What is a multi-company HRMS?
An HRMS that manages several legal entities under one system, with parent and subsidiary hierarchy, employees who can belong to more than one company, and reporting that rolls up across the group. Most off-the-shelf products are built for a single company and strain under this.
What should a custom HRMS include?
At minimum, core HR (organization structure, roles, employee records), payroll with local tax and statutory handling, leave, and attendance that reads your devices. Beyond that: performance management, recruitment and onboarding, learning and development, an employee self-service portal, analytics, and eventually an AI layer for things like skill-gap analysis and retention, built once the core data is solid.
Is a custom HRMS more expensive than off-the-shelf?
It costs more up front because it is a real build, but the comparison that matters is against years of workarounds, manual payroll cycles, and the limits of packaged software. When those costs are high, custom pays for itself.
How long does it take to build a custom HRMS?
It is phased. A focused first release usually covers core HR and your hardest constraint, then attendance and payroll follow, with each phase live before the next starts rather than one long build.
Can a custom HRMS sync with our attendance machines?
Yes. A hardware-agnostic attendance bridge can pull real-time punches from biometric and card devices regardless of manufacturer, so attendance and payroll always work from the same numbers. Off-the-shelf products often support only one vendor's hardware, or none.
Can we self-host the HRMS or does it have to be in the cloud?
A well-built custom HRMS supports both.
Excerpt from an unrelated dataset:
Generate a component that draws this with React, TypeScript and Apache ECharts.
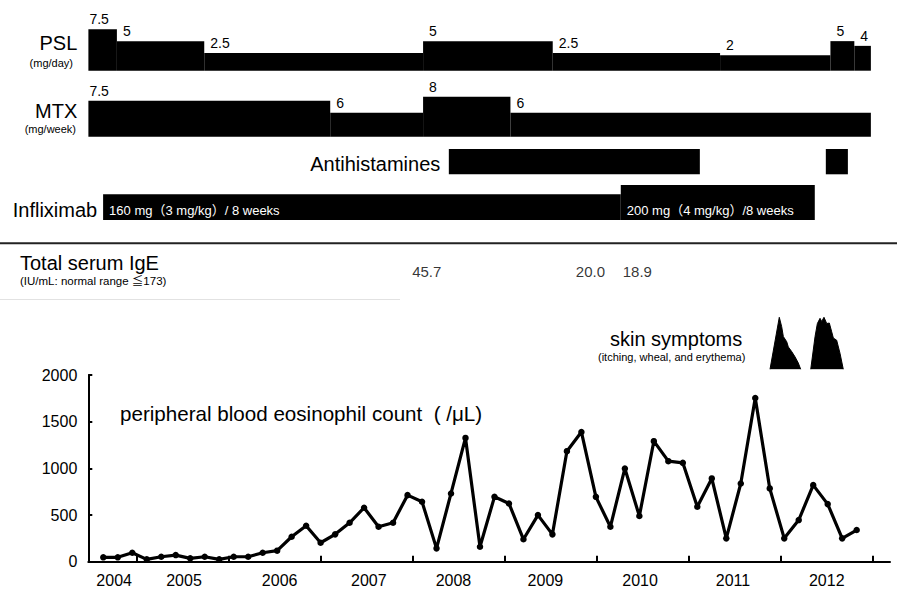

It can run as cloud software or be deployed inside your own environment, which matters when data residency, regulation, or group policy requires you to keep workforce data under your control.
What makes a custom HRMS last?
Architecture decided early: a multi-tenant data model, modular services rather than a monolith, role-based access with audit logging, and a payroll engine configurable enough to absorb rule changes without a rebuild.